Fountain Inn
Westgate Street


According to online sources, the Fountain is the place to go to if you fancy a decent beer in Gloucester. It’s located down a little side alley but there’s an A-Frame board on the main street to help you find the place with the minimum of fuss. Inside it feels a little run-down and local but the staff greet you with a smile and a glad word and nobody gives you daggers. The bar was home to seven ales and one cider: Tribute, Jail Ale, Otter Ale, Butcombe Bitter, Purity Saddleback, Cotleigh IPA, Black Sheep Bitter and Orchard Pig’s Navel Gazer cider. Pump clips one the wall suggested that sometime in the past the Fountain had served Arbor and Bristol Beer Factory. I ordered a pint of the Cotleigh IPA, primarily because they have crafted up their pump clips.
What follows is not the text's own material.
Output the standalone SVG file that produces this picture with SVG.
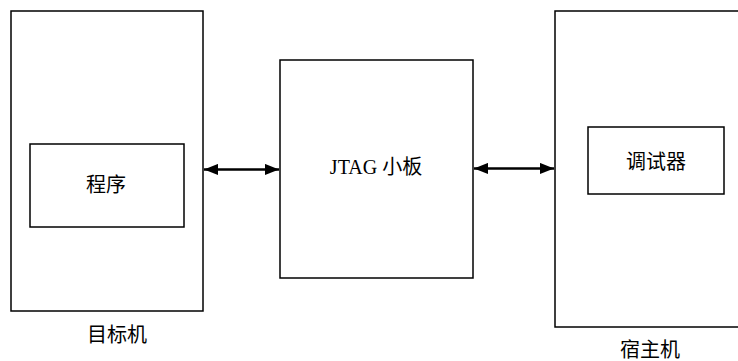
<svg xmlns="http://www.w3.org/2000/svg" width="738" height="361" viewBox="0 0 738 361">
<style>
.box{fill:#fff;stroke:#000;stroke-width:1.5}
.t{font-family:"Liberation Serif","Noto Sans CJK SC",serif;font-size:20px;fill:#000;text-anchor:middle}
.c{stroke:#000;stroke-width:2.5;fill:none;marker-start:url(#ah);marker-end:url(#ah)}
</style>
<defs>
<marker id="ah" viewBox="0 0 10 8" refX="10" refY="4" markerWidth="5.6" markerHeight="4.8" markerUnits="strokeWidth" orient="auto-start-reverse">
<path d="M0,0 L10,4 L0,8 Z" fill="#000"/>
</marker>
</defs>
<g id="target">
<rect class="box" x="11" y="11" width="192" height="300"/>
<text class="t" x="117" y="342">目标机</text>
</g>
<g id="program">
<rect class="box" x="30" y="144" width="154" height="83"/>
<text class="t" x="106" y="192">程序</text>
</g>
<g id="jtag">
<rect class="box" x="280" y="60" width="193" height="218"/>
<text class="t" x="376" y="174">JTAG 小板</text>
</g>
<g id="host">
<rect class="box" x="555" y="11" width="190" height="316"/>
<text class="t" x="650" y="357">宿主机</text>
</g>
<g id="debugger">
<rect class="box" x="588" y="127" width="136" height="67"/>
<text class="t" x="656" y="169">调试器</text>
</g>
<g id="connectors">
<line class="c" x1="204" y1="169.5" x2="279" y2="169.5"/>
<line class="c" x1="474" y1="168.5" x2="554" y2="168.5"/>
</g>
</svg>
It was an acceptable enough beer but the hop hit and the 3.9% ABV means it doesn’t really warrant being called an IPA. It was lunchtime so we ordered food. My lamb roast was decent and the pint of Saddle Back I had to go with it was also decent.

The next time I visit Gloucester there’s a fair chance I’ll return to the Fountain but I won’t return to Gloucester just to visit the Fountain.


Rolleston Arms
Commercial Road


The Rolleston is a bit of Swindon institution but it’s seen better days. It’s been run down, threatened with closure, temporarily closed, reopened, run down, threatened with closure… (repeat to fade). But it’s standing.
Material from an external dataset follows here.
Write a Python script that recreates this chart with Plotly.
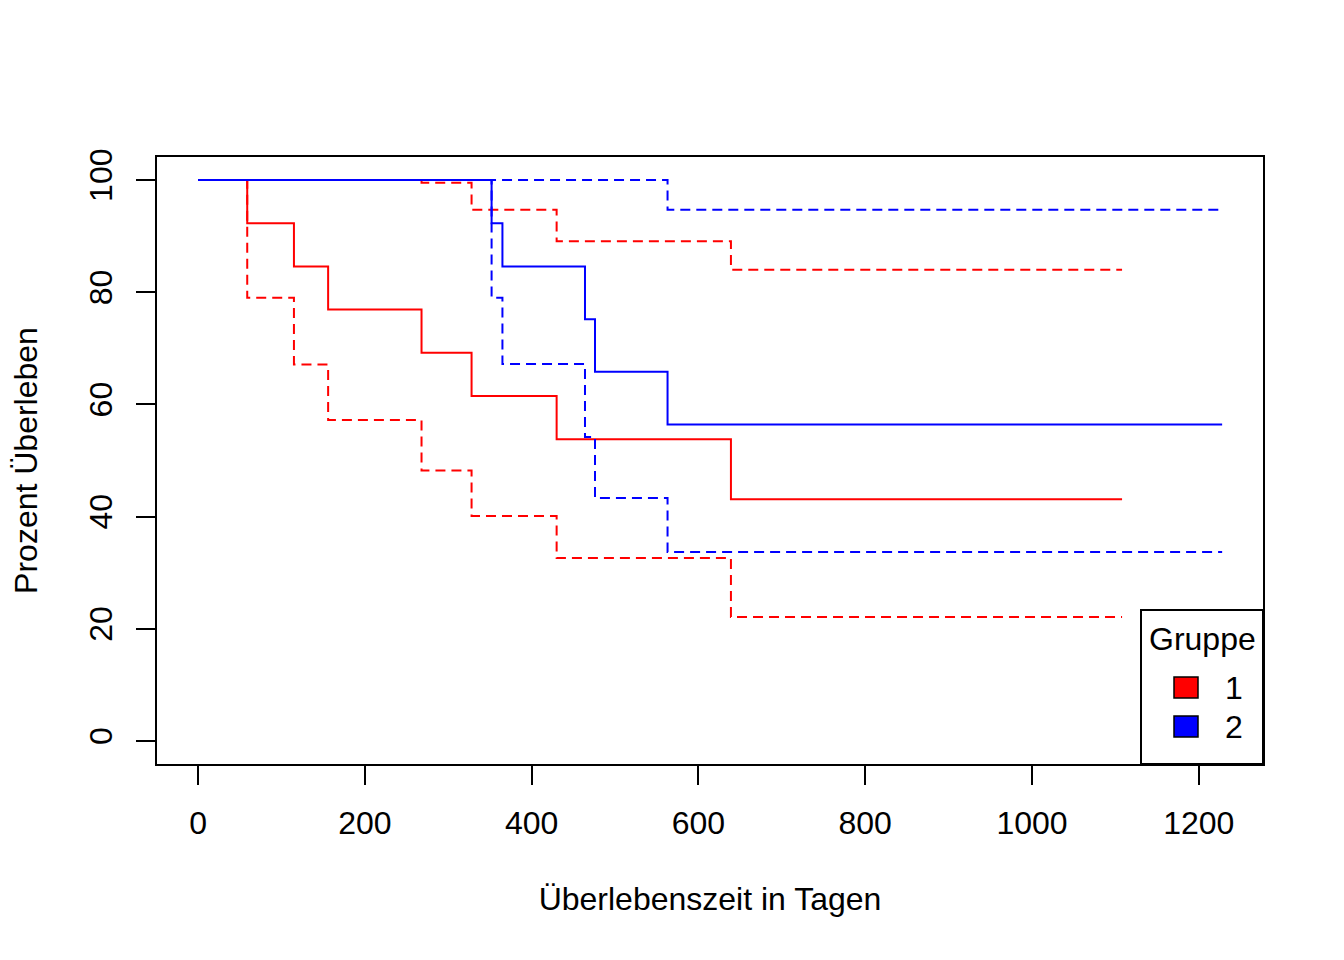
import plotly.graph_objects as go

# ---- data ----
red_time  = [0, 59, 115, 156, 268, 328, 430, 639, 1108]
red_surv  = [100, 92.3, 84.6, 76.9, 69.2, 61.5, 53.8, 43.1, 43.1]
red_lower = [100, 79.0, 67.1, 57.2, 48.2, 40.1, 32.6, 22.1, 22.1]
red_upper = [100, 100, 100, 100, 99.5, 94.7, 89.1, 84.0, 84.0]

blue_time  = [0, 352, 365, 464, 476, 563, 1228]
blue_surv  = [100, 92.3, 84.6, 75.2, 65.8, 56.4, 56.4]
blue_lower = [100, 79.0, 67.2, 54.2, 43.3, 33.7, 33.7]
blue_upper = [100, 100, 100, 100, 100, 94.7, 94.7]

groups = ["1", "2"]
colors = ["#FF0000", "#0000FF"]
x_ticks = [0, 200, 400, 600, 800, 1000, 1200]
y_ticks = [0, 20, 40, 60, 80, 100]

FONT = "Liberation Sans, Arial, sans-serif"
FS = 32

W, H = 1344, 960
OFF = 8  # page body margin
L, R, T, B = 157, 1263, 157, 764  # target plot box in page pixels

fig = go.Figure()

series = [
    (red_time, red_surv, red_lower, red_upper, colors[0]),
    (blue_time, blue_surv, blue_lower, blue_upper, colors[1]),
]
for t, s, lo, up, c in series:
    fig.add_trace(go.Scatter(x=t, y=s, mode="lines", line=dict(color=c, width=2, shape="hv"),
                             showlegend=False, hoverinfo="skip"))
    for ci in (lo, up):
        fig.add_trace(go.Scatter(x=t, y=ci, mode="lines",
                                 line=dict(color=c, width=2, shape="hv", dash="10px,6px"),
                                 showlegend=False, hoverinfo="skip"))

# ---- manual R-style legend in paper coords ----
def px(xp):
    return (xp - L) / (R - L)

def py(yp):
    return (B - yp) / (B - T)

shapes = [dict(type="rect", xref="paper", yref="paper",
               x0=px(1141), x1=px(1263), y0=py(764), y1=py(610),
               line=dict(color="black", width=2), fillcolor="white", layer="above")]
annotations = [dict(text="Gruppe", xref="paper", yref="paper", x=px(1202), y=py(639),
                    showarrow=False, font=dict(family=FONT, size=FS, color="black"),
                    xanchor="center", yanchor="middle")]
sq_top = [677, 716]
for i, g in enumerate(groups):
    shapes.append(dict(type="rect", xref="paper", yref="paper",
                       x0=px(1174), x1=px(1198), y0=py(sq_top[i] + 21), y1=py(sq_top[i]),
                       line=dict(color="black", width=1.5), fillcolor=colors[i], layer="above"))
    annotations.append(dict(text=g, xref="paper", yref="paper", x=px(1234), y=py(sq_top[i] + 11),
                            showarrow=False, font=dict(family=FONT, size=FS, color="black"),
                            xanchor="center", yanchor="middle"))

fig.update_layout(
    width=W, height=H,
    margin=dict(l=L - OFF, r=W + OFF - R, t=T - OFF, b=H + OFF - B),
    paper_bgcolor="white", plot_bgcolor="white",
    font=dict(family=FONT, size=FS, color="black"),
    shapes=shapes, annotations=annotations,
    showlegend=False,
)
fig.update_xaxes(
    range=[-49.2, 1277], tickvals=x_ticks, ticktext=[str(v) for v in x_ticks],
    automargin=False,
    showgrid=False, zeroline=False, showline=True, mirror=True, linecolor="black", linewidth=2,
    ticks="outside", ticklen=19, tickwidth=2, tickcolor="black",
    tickfont=dict(family=FONT, size=FS), ticklabelstandoff=11,
    title=dict(text="Überlebenszeit in Tagen", font=dict(family=FONT, size=FS), standoff=47),
)
fig.update_yaxes(
    range=[-4.1, 104.1], tickvals=y_ticks, ticktext=[str(v) for v in y_ticks],
    automargin=False,
    showgrid=False, zeroline=False, showline=True, mirror=True, linecolor="black", linewidth=2,
    ticks="outside", ticklen=19, tickwidth=2, tickcolor="black", tickangle=-90,
    tickfont=dict(family=FONT, size=FS), ticklabelstandoff=11,
    title=dict(text="Prozent Überleben", font=dict(family=FONT, size=FS), standoff=45),
)

fig.write_html("out.html")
Outside is the good old Greene King logo. Nice and big to make it easier for you to avoid the place. But it’s no longer a GK pub. Or, if it is, they don’t bother having a hand in the beers that the place sells. There were a loads of big brand kegged products that you find in most mainstream pubs. The cask list offered London Pride (these days Swindon is practically a suburb of London), Doombar (we are sort of in the West Country) and Purity’s Mad Goose (our friends to the north). Naturally, I opted for a Mad Goose. It’s a good beer and I’ve long preferred it to Purity’s more famous Ubu. In the fridge, alongside the alcopops and mixers, were bottles of Bombardier, which seemed like a slightly odd choice for the only bottled beer. I took my beverage to a chewed up but comfy leather sofa.

The Rolleston is a decent sized L-shaped boozer. It looks like and feels like a pub. You can sense the regret and lost opportunities as soon as you step through the doors. ‘If only I hadn’t discovered Doombar, I could have been a contender.’ There’s artwork on the walls. Artwork that you can buy, if you so desire. That’s long been a feature of the Rolleston. They don’t just sell beer. They give wall space to local artists. And they host live music. And, according to bits of paper placed strategically around the place, they do the best Sunday Roast in town – just like another 20 or so places. There’s free Wifi but only for 30 minutes but if you hang around longer you might get to re-log back in. I didn’t hang around for 30 minutes. I scooped my pint in about 25 then headed of on quest to discover Yeastie Boys.

The Rolleston is better than I remembered. I won’t be rushing back but I won’t be avoiding it with quite the fury that I once did.